Querying Terraform state with AWS Athena

Athena is one of my favourite AWS services. Though it's marketed as a big data service, it is useful in many other scenarios. Sometimes I use it as a "grep through unstructured logs in S3" and other times I use it to query CloudTrail logs - but this latter use case is likely better served by CloudTrail Lake nowadays. Today, I'll show how it can be used for querying Terraform state stored in S3.

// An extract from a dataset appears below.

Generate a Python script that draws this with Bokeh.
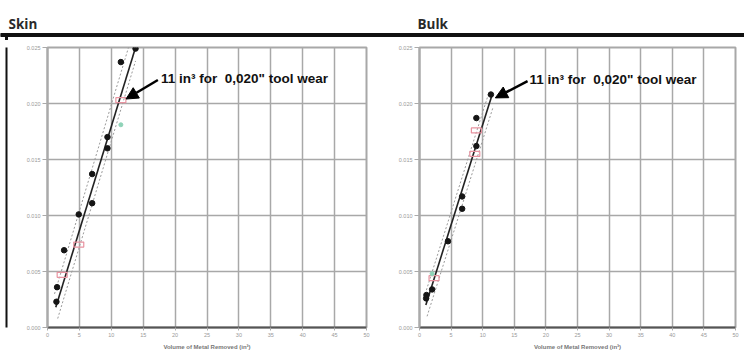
from bokeh.plotting import figure
from bokeh.layouts import row, column
from bokeh.models import Range1d, FixedTicker, Arrow, NormalHead, Label
from bokeh.embed import file_html
from bokeh.resources import INLINE

# ---- data ----
panel_titles = ["Skin", "Bulk"]
x_ticks = [0, 5, 10, 15, 20, 25, 30, 35, 40, 45, 50]
y_ticks = [0.000, 0.005, 0.010, 0.015, 0.020, 0.025]
y_tick_labels = ["0.000", "0.005", "0.010", "0.015", "0.020", "0.025"]
x_title = "Volume of Metal Removed (in³)"
note = "11 in³ for\u00a0 0,020\" tool wear"

skin_x = [1.4, 1.5, 2.6, 4.9, 7.0, 7.0, 9.4, 9.4, 11.5, 13.8]
skin_y = [0.0023, 0.0036, 0.0069, 0.0101, 0.0111, 0.0137, 0.0160, 0.0170, 0.0237, 0.0249]
skin_red_x = [2.3, 4.9, 11.5]
skin_red_y = [0.0047, 0.0074, 0.0203]
skin_green_x = [11.5]
skin_green_y = [0.0181]
skin_fit_x = [1.3, 13.8]
skin_fit_y = [0.0018, 0.0250]
skin_lo_x = [1.6, 13.8]
skin_lo_y = [0.0008, 0.0238]
skin_hi_x = [1.1, 12.8]
skin_hi_y = [0.0030, 0.0252]
skin_note_xy = [17.8, 0.0222]
skin_arrow = [17.3, 0.0221, 12.3, 0.0204]

bulk_x = [1.05, 1.1, 2.0, 4.5, 6.75, 6.75, 9.0, 9.0, 11.3]
bulk_y = [0.0026, 0.0029, 0.0034, 0.0077, 0.0117, 0.0106, 0.0187, 0.0162, 0.0208]
bulk_red_x = [2.3, 8.75, 9.0]
bulk_red_y = [0.0044, 0.0155, 0.0176]
bulk_green_x = [2.0]
bulk_green_y = [0.0048]
bulk_fit_x = [1.0, 11.5]
bulk_fit_y = [0.0020, 0.0208]
bulk_lo_x = [1.2, 11.6]
bulk_lo_y = [0.0010, 0.0196]
bulk_hi_x = [0.9, 11.0]
bulk_hi_y = [0.0030, 0.0210]
bulk_note_xy = [17.4, 0.0221]
bulk_arrow = [17.1, 0.0220, 12.0, 0.0205]

W, H_HEAD = 744, 40


def blank(width, height, xr, yr, bl=0, br=0, bt=0, bb=0, fill="white"):
    f = figure(width=width, height=height, output_backend="svg", toolbar_location=None,
               x_axis_type=None, y_axis_type=None, x_range=xr, y_range=yr,
               min_border_left=bl, min_border_right=br, min_border_top=bt, min_border_bottom=bb)
    f.background_fill_color = fill
    f.border_fill_color = "white"
    f.outline_line_color = None
    f.grid.visible = False
    return f


# header strip: panel titles above a thick black rule (pixel coordinates, y downwards)
head = blank(W, H_HEAD, Range1d(0, W), Range1d(H_HEAD, 0))
head.quad(left=[0], right=[W], top=[33], bottom=[36], color="#111111")
head.quad(left=[5], right=[7], top=[33], bottom=[H_HEAD], color="#111111")
for t, xpos in zip(panel_titles, [8, 417]):
    head.add_layout(Label(x=xpos, y=23, text=t, text_font="Open Sans", text_font_size="13.5px",
                          text_font_style="bold", text_color="#2a2a2a", text_baseline="alphabetic"))


def make_panel(width, bl, br, pts, red, green, fit, lo, hi, note_xy, arrow):
    p = figure(width=width, height=354 - H_HEAD, output_backend="svg", toolbar_location=None,
               x_range=Range1d(0, 50), y_range=Range1d(0, 0.025),
               min_border_left=bl, min_border_right=br, min_border_top=7, min_border_bottom=27)
    p.background_fill_color = "white"
    p.border_fill_color = "white"
    p.outline_line_color = "#a8a8a8"
    p.outline_line_width = 2

    for ax in (p.xaxis[0], p.yaxis[0]):
        ax.major_label_text_font = "Liberation Sans"
        ax.major_label_text_font_size = "5.5px"
        ax.major_label_text_color = "#999999"
        ax.minor_tick_line_color = None
        ax.major_tick_in = 0
        ax.major_tick_line_color = "#aaaaaa"
        ax.major_label_standoff = 2
    p.xaxis.ticker = FixedTicker(ticks=x_ticks)
    p.yaxis.ticker = FixedTicker(ticks=y_ticks)
    p.yaxis.major_label_overrides = {t: l for t, l in zip(y_ticks, y_tick_labels)}
    p.xaxis.major_tick_out = 3
    p.yaxis.major_tick_out = 5
    p.xaxis.axis_line_color = "#555555"
    p.xaxis.axis_line_width = 2
    p.yaxis.axis_line_color = "#aaaaaa"
    p.yaxis.axis_line_width = 2
    p.xaxis.axis_label = x_title
    p.xaxis.axis_label_text_font = "Liberation Sans"
    p.xaxis.axis_label_text_font_size = "6px"
    p.xaxis.axis_label_text_font_style = "bold"
    p.xaxis.axis_label_text_color = "#777777"
    p.xaxis.axis_label_standoff = 4

    p.xgrid.ticker = FixedTicker(ticks=x_ticks)
    p.ygrid.ticker = FixedTicker(ticks=y_ticks)
    p.grid.grid_line_color = "#a8a8a8"
    p.grid.grid_line_width = 1.5

    p.line(lo[0], lo[1], line_color="#999999", line_width=1, line_dash="2 2")
    p.line(hi[0], hi[1], line_color="#999999", line_width=1, line_dash="2 2")
    p.line(fit[0], fit[1], line_color="#222222", line_width=1.6)
    p.rect(red[0], red[1], width=10, height=5, width_units="screen", height_units="screen",
           fill_color=None, line_color="#e893a0", line_width=1.2)
    p.scatter(green[0], green[1], size=4, color="#8fd3b8")
    p.scatter(pts[0], pts[1], size=5.5, color="#151515")

    p.add_layout(Arrow(end=NormalHead(size=12, fill_color="black", line_color="black"),
                       x_start=arrow[0], y_start=arrow[1], x_end=arrow[2], y_end=arrow[3],
                       line_width=2.5, line_color="black"))
    p.add_layout(Label(x=note_xy[0], y=note_xy[1], text=note, text_font="Liberation Sans",
                       text_font_style="bold", text_font_size="13.5px", text_baseline="middle",
                       text_color="#111111"))
    return p


side = blank(8, 354 - H_HEAD, Range1d(0, 1), Range1d(0, 1), bl=5, br=1, fill="#111111")
p1 = make_panel(364, 39, 6,
                (skin_x, skin_y), (skin_red_x, skin_red_y), (skin_green_x, skin_green_y),
                (skin_fit_x, skin_fit_y), (skin_lo_x, skin_lo_y), (skin_hi_x, skin_hi_y),
                skin_note_xy, skin_arrow)
p2 = make_panel(372, 47, 9,
                (bulk_x, bulk_y), (bulk_red_x, bulk_red_y), (bulk_green_x, bulk_green_y),
                (bulk_fit_x, bulk_fit_y), (bulk_lo_x, bulk_lo_y), (bulk_hi_x, bulk_hi_y),
                bulk_note_xy, bulk_arrow)

layout = column(head, row(side, p1, p2, spacing=0), spacing=0)
open("out.html", "w").write(file_html(layout, INLINE))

S3 is probably the most common place for storing Terraform state (source: I made it up). A common pattern is to store all state for all stacks across an AWS organisation in a single bucket. This makes it easy for a central ops/security team to lock down and audit access to the bucket, ensure it is backed up correctly, etc. Sometimes those central teams have questions like "what providers are developers using?" or "how many instances of aws_s3_bucket_versioning are deployed across my org?" Those questions can be easily answered via Athena queries against that central bucket.

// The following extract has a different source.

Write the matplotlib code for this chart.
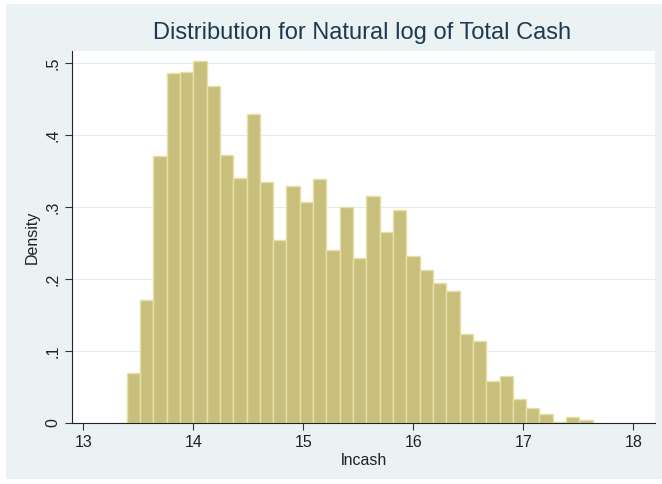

Step one is creating a table in Athena. Note that this doesn't actually write any data to S3, it's just metadata that Athena uses to locate and parse the data it finds in an S3 bucket.

The table can be created using this Athena query:

CREATE EXTERNAL TABLE terraform_state(
  version int, 
  terraform_version string, 
  serial int, 
  lineage string, 
  outputs map<string,string>, 
  resources array<
    struct<
      module:string,
      mode:string,
      type:string,
      name:string,
      provider:string,
      instances:array<
        struct<
          schema_version:int,
          attributes:string,
          identity_schema_version:int,
          private:string,
          dependencies:array<string>
        >
      >
    >
  >
)
STORED AS ION
LOCATION 's3://your-s3-bucket-name-here/'

Note that we use the Amazon Ion serde. This is because Terraform state files are pretty-printed JSON - which is a subset of valid Ion files. The other JSON-specific serdes in Athena don't support pretty-printed (multi-line) JSON.

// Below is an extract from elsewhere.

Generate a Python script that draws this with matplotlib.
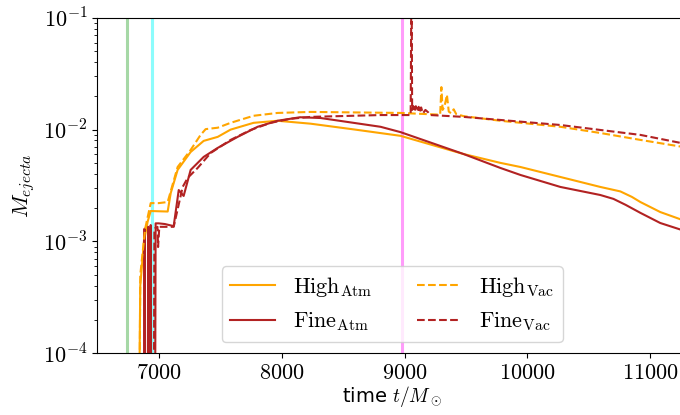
import numpy as np
import matplotlib
matplotlib.use("Agg")
import matplotlib.pyplot as plt
from matplotlib.ticker import FuncFormatter, FixedLocator, LogLocator

plt.rcParams['mathtext.fontset'] = 'cm'
plt.rcParams['font.size'] = 14

# ---- data ----
high_atm_t = [6820, 6850, 6880, 6910, 6935, 7000, 7073, 7098, 7154, 7260, 7366, 7480,
              7585, 7772, 7967, 8236, 8600, 8967, 9480, 9780, 9943, 10268, 10593,
              10756, 10850, 10919, 11081, 11300]
high_atm_m = [1e-7, 4e-4, 1.0e-3, 1.5e-3, 1.87e-3, 1.86e-3, 1.85e-3, 2.71e-3, 4.36e-3,
              6.31e-3, 7.93e-3, 8.61e-3, 1.0e-2, 1.15e-2, 1.2e-2, 1.13e-2, 1.0e-2,
              8.8e-3, 6.05e-3, 5.04e-3, 4.63e-3, 3.77e-3, 3.07e-3, 2.8e-3, 2.5e-3,
              2.25e-3, 1.83e-3, 1.5e-3]

fine_atm_t = [6875, 6885, 6895, 6905, 6915, 6925, 6935, 6945, 6955, 6965, 6975, 7000,
              7050, 7122, 7163, 7203, 7260, 7366, 7480, 7642, 7805, 7967, 8150, 8317,
              8805, 8967, 9480, 9780, 9943, 10268, 10593, 10700, 10800, 10919, 11081,
              11300]
fine_atm_m = [1e-7, 1.3e-3, 1e-7, 1e-7, 1.35e-3, 1e-7, 1.4e-3, 1e-7, 1e-7, 1e-7, 1.45e-3,
              1.45e-3, 1.43e-3, 1.37e-3, 2.88e-3, 2.55e-3, 4.36e-3, 5.7e-3, 6.86e-3,
              8.61e-3, 1.06e-2, 1.2e-2, 1.29e-2, 1.27e-2, 1.06e-2, 9.5e-3, 6.05e-3,
              4.54e-3, 3.93e-3, 3.07e-3, 2.6e-3, 2.4e-3, 2.12e-3, 1.8e-3, 1.46e-3,
              1.22e-3]

high_vac_t = [6830, 6850, 6890, 6935, 7000, 7073, 7154, 7260, 7341, 7382, 7480, 7585,
              7772, 7967, 8236, 8967, 9290, 9300, 9310, 9325, 9345, 9360, 9380, 9400,
              9420, 9480, 9780, 10268, 10593, 10919, 11300]
high_vac_m = [1e-7, 5e-4, 1.3e-3, 2.2e-3, 2.2e-3, 2.25e-3, 4.63e-3, 6.58e-3, 8.97e-3,
              1.01e-2, 1.04e-2, 1.15e-2, 1.33e-2, 1.41e-2, 1.44e-2, 1.41e-2, 1.36e-2,
              2.4e-2, 1.5e-2, 1.6e-2, 2.05e-2, 1.45e-2, 1.4e-2, 1.52e-2, 1.38e-2,
              1.32e-2, 1.2e-2, 1.06e-2, 9.33e-3, 8.09e-3, 6.9e-3]

fine_vac_t = [6955, 6965, 6990, 6995, 7005, 7122, 7195, 7236, 7317, 7423, 7585, 7748,
              7911, 8073, 8236, 8805, 9050, 9057, 9062, 9072, 9082, 9092, 9105, 9115,
              9125, 9135, 9150, 9170, 9195, 9211, 9480, 9780, 10268, 10593, 10919,
              11300]
fine_vac_m = [1e-7, 1.3e-3, 1.35e-3, 8.9e-4, 1.35e-3, 1.35e-3, 3.07e-3, 3.7e-3, 4.54e-3,
              6.18e-3, 8.09e-3, 9.93e-3, 1.15e-2, 1.25e-2, 1.30e-2, 1.35e-2, 1.35e-2,
              0.3, 1.5e-2, 1.62e-2, 1.45e-2, 1.62e-2, 1.45e-2, 1.6e-2, 1.42e-2,
              1.58e-2, 1.4e-2, 1.5e-2, 1.42e-2, 1.35e-2, 1.30e-2, 1.22e-2, 1.10e-2,
              9.93e-3, 8.97e-3, 7.4e-3]

vline_t = [6740, 6943, 8976]
vline_colors = ['#a6d8a6', '#8cfcfc', '#ff9cfa']

xticks = [7000, 8000, 9000, 10000, 11000]

# ---- plot ----
fig = plt.figure(figsize=(6.8, 4.15), dpi=100)
ax = fig.add_axes([0.143, 0.149, 0.8676, 0.808])

for t, c in zip(vline_t, vline_colors):
    ax.axvline(t, color=c, lw=2.2, zorder=1)

ax.plot(high_atm_t, high_atm_m, color='orange', lw=1.5, ls='-',
        label=r'$\mathrm{High}_{\mathrm{Atm}}$')
ax.plot(fine_atm_t, fine_atm_m, color='firebrick', lw=1.5, ls='-',
        label=r'$\mathrm{Fine}_{\mathrm{Atm}}$')
ax.plot(high_vac_t, high_vac_m, color='orange', lw=1.5, ls='--',
        label=r'$\mathrm{High}_{\mathrm{Vac}}$')
ax.plot(fine_vac_t, fine_vac_m, color='firebrick', lw=1.5, ls='--',
        label=r'$\mathrm{Fine}_{\mathrm{Vac}}$')

ax.set_yscale('log')
ax.set_ylim(1e-4, 1e-1)
ax.set_xlim(6500, 11300)
ax.xaxis.set_major_locator(FixedLocator(xticks))
ax.xaxis.set_major_formatter(FuncFormatter(lambda v, p: r'$%d$' % v))
ax.yaxis.set_major_locator(LogLocator(base=10))
ax.yaxis.set_major_formatter(FuncFormatter(lambda v, p: r'$10^{%d}$' % int(round(np.log10(v)))))
ax.tick_params(axis='both', which='major', labelsize=16)
ax.spines['right'].set_visible(False)

ax.set_xlabel(r'time $t/M_\odot$', fontsize=14, labelpad=1)
ax.set_ylabel(r'$M_{ejecta}$', fontsize=16)

leg = ax.legend(loc='lower center', ncol=2, fontsize=16, handlelength=2.0,
                columnspacing=2.0, borderaxespad=0.5)

fig.savefig('out.png', dpi=100)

Now the fun part: querying it. First, a basic query to demonstrate the kind of data we're working with:

SELECT 
"$path",
split("$path", '/')[4] as accountId,
split("$path", '/')[5] as stack,
terraform_version,
outputs,
r.module,
r.mode,
r.type,
r.name,
r.provider,
i.attributes,
i.dependencies
FROM terraform_state
CROSS JOIN unnest(resources) AS _(r)
CROSS JOIN unnest(r.instances) AS _(i)

Some points to note, in no particular order:

  • The path to my Terraform state across my org is always ${accountId}/${stack}/terraform.tfstate. If yours isn't, you can delete the second and third columns.
  • The cross joins exist because Terraform state files exist as nested JSON arrays. I mostly care about instances of Terraform resources, and I suspect you do too.
  • There are some fields declared in the CREATE TABLE that I didn't reference here. There's a small chance you might find them useful, but I didn't.

Now what kind of useful queries can we write with this? That's where I'm hoping others can pitch in: please get in touch via Twitter, Bluesky, Slack, etc and let me know what you come up with.

Here's one to get started: find every instance where you're one refactor away from a bad time:

SELECT 
split("$path", '/')[4] as accountId,
split("$path", '/')[5] as stack,
r.module,
r.name
FROM terraform_state
cross join unnest(resources) as _(r)
cross join unnest(r.instances) as _(i)
where r.type = 'aws_iam_policy_attachment'